I'm going to mess with the router some more and then go to bed. Maybe Wednesday can get it to work.

At least I posted and didn't miss another day. Even if it is complete, rambling nonsense.

Monday, March 30, 2009

Window Eyes

It's a pretty, sunny day. I'd like to think spring might actually be thinking about sticking around, but it's difficult since we seem to be in a cycle of really nice Monday-Wednesday and then a slow decline to really crap weekends -- it was cloudy and windy and snowed/sleeted a little yesterday.

I have a rewrite of something I wrote last month. Well... a partial rewrite. Of course it's incomplete. (I'm thinking I should change the name of my blog to 'Poems Unfinished')

Visible,
yet unobserved.
Window eyes show the soul,
but few hold a gaze long enough to truly see.
Knowing
takes more than a glance over your shoulder as you walk away.
Love
is looking long enough.

Now as I'm re-reading it I'm thinking it kind of goes with my favorite quote: "Love is not blind - it sees more, not less. But because it sees more, it is willing to see less."- Rabbi Julins Gordon
Kind of the same theme. That's okay, right? It would be nice to know how the poem comes across. When I wrote it I wasn't thinking of romantic love. The 'Love' in it is just supposed to be about caring enough for another person that you actually take the time to get to know them. Maybe I need to re-rewrite it?

Sunday, March 29, 2009

Psalm 18:16-20 in Two Translations

(NIV)
He reached down from on high and took hold of me; he drew me out of deep waters. He rescued me from my powerful enemy, from my foes, who were too strong for me. They confronted me in the day of my disaster, but the Lord was my support. He brought me into a spacious place; he rescued me because he delighted in me. The Lord has dealt with me according to my righteousness; according to the cleanness of my hands he has rewarded me.

(The Message)
But me he caught—reached all the way from sky to sea; he pulled me out of that ocean of hate, that enemy chaos, the void in which I was drowning. They hit me when I was down, but God stuck by me. He stood me up on a wide-open field; I stood there saved—surprised to be loved! God made my life complete when I placed all the pieces before him.

I think I first read the NIV translation of this when I was in college. So many times since then, the phrase "He reached down from on high and took hold of me; he drew me out of deep waters" has gone through my mind. A reminder that sometimes I'm overwhelmed by circumstances (mostly resulting from my own choices) where I just need Him to step in. To draw me out of deep waters. To save me from myself. This verse has been a constant comfort to me that this is the God I've chosen to serve. Not that he will just 'magically' change the circumstances, but that he is that personal of a God. It doesn't read "reached down from on high and saved mankind." It says "me." It's a bit overwhelming.

So this morning I was running late for church and ran back in to the house to get something for Luke.

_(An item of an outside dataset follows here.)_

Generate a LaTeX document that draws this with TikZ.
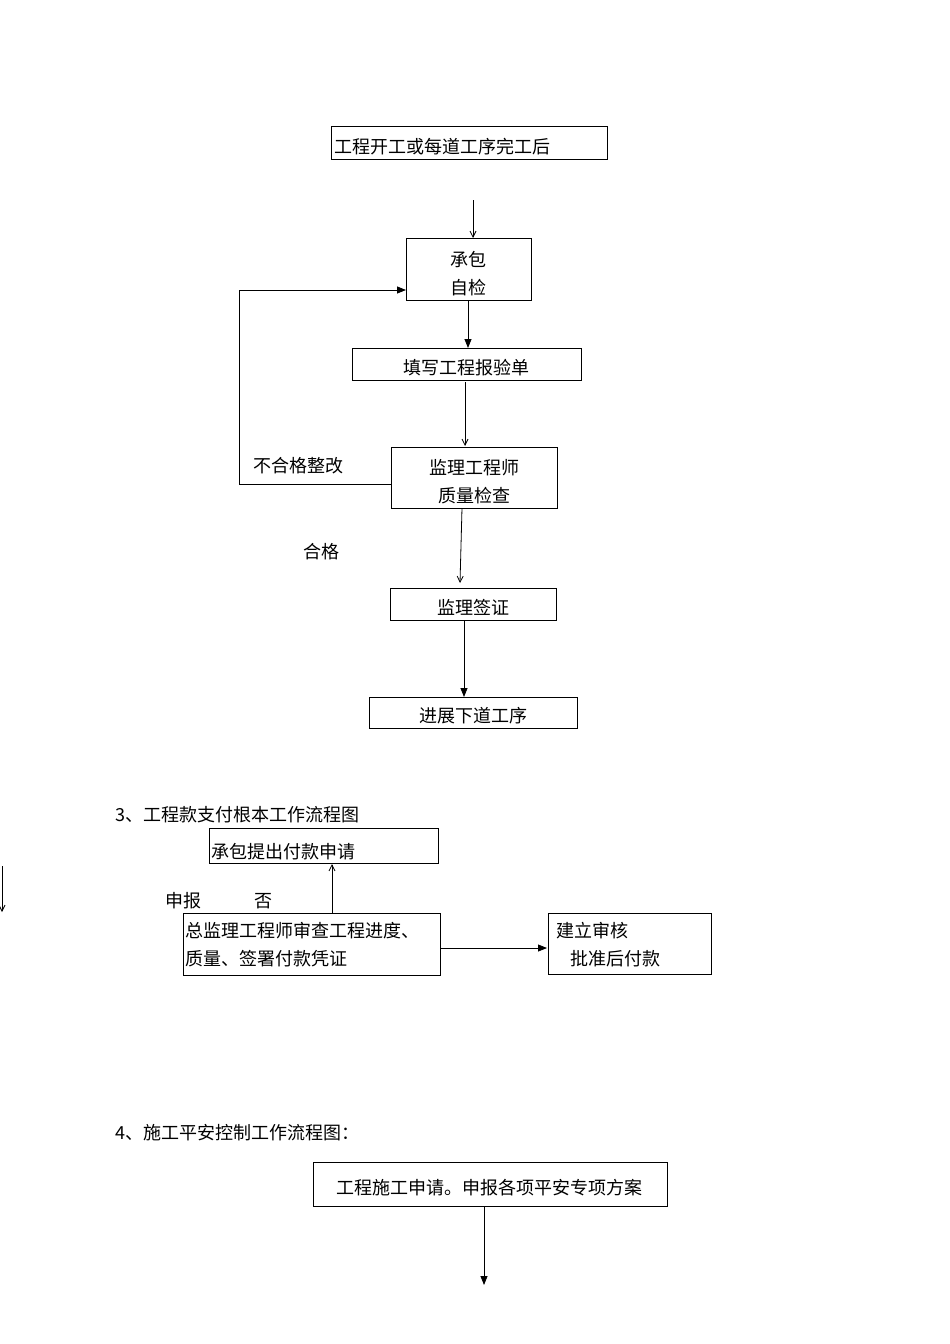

I remembered that I'd forgotten my Bible and that it was all the way in my bedroom and my copy of 'The Message' was in the next room so I just grabbed it instead. During the service they were talking about God's Love for us being like that of a Father for his children and Psalm 18 came to mind. Really not much to do with what they were talking about, but I went ahead and checked it out in The Message translation. WOW. It's like a poem. Check it out like this:

But me he caught—
reached all the way from sky to sea;
he pulled me out of that ocean of hate,
that enemy chaos,
the void in which I was drowning.
They hit me when I was down,
but God stuck by me.
He stood me up on a wide-open field;
I stood there saved—
surprised to be loved!
God made my life complete
when I placed all the pieces before him.

I know it comes from the same original text, but I have to say I LOVE The Message translation! There is really nothing else I can say about it. Wow.

Saturday, March 28, 2009

The Non-Ending Poem

I have issues. (This is obvious to most people who know me. Thankfully some of them still talk to me anyway.) I'm starting to think that I have some serious writer's block. Or maybe I'm not even supposed to try to write at all. Here is my latest unfinished work:

Pins and needles.
The unknown becoming
un-numb.
Annoyance.
Truth thawing and
drip, drip, dripping
into my consciousness until
my old thoughts are gasping for air.

(Then I have some other crap I don't feel like sharing yet and then...)

Futile to attempt
to re-freeze this unwelcome thaw.
Alone, with new thoughts rising.

See what I mean? It's not TERRIBLE, but really not that good either. And I cannot seem to find what goes in the middle or determine if there should be something different or additional at the end. I think it kind of gets the idea across, but so would a well-written sentence or two in a blog or journal. I really want it to be something that someone else could relate to. Someone else who has experienced one of those moments where you realize something about yourself or about something important to you that makes you question just about everything that seemed clear previously. Not that you can dictate what another person gets from your work, but you can do your best to lead them in a certain direction. Maybe that's what I'm having trouble with. Maybe I can't even lead myself in a certain direction. Hmmmm.... maybe I should sleep on it.

Friday, March 27, 2009

Partial

I know I already mentioned how much I love certain lyrics. Here's another Jack Johnson one for you: "I've been feelin' kind of seasick lately. See you reaching to me, gonna save me. You or me, I would much rather take the fall."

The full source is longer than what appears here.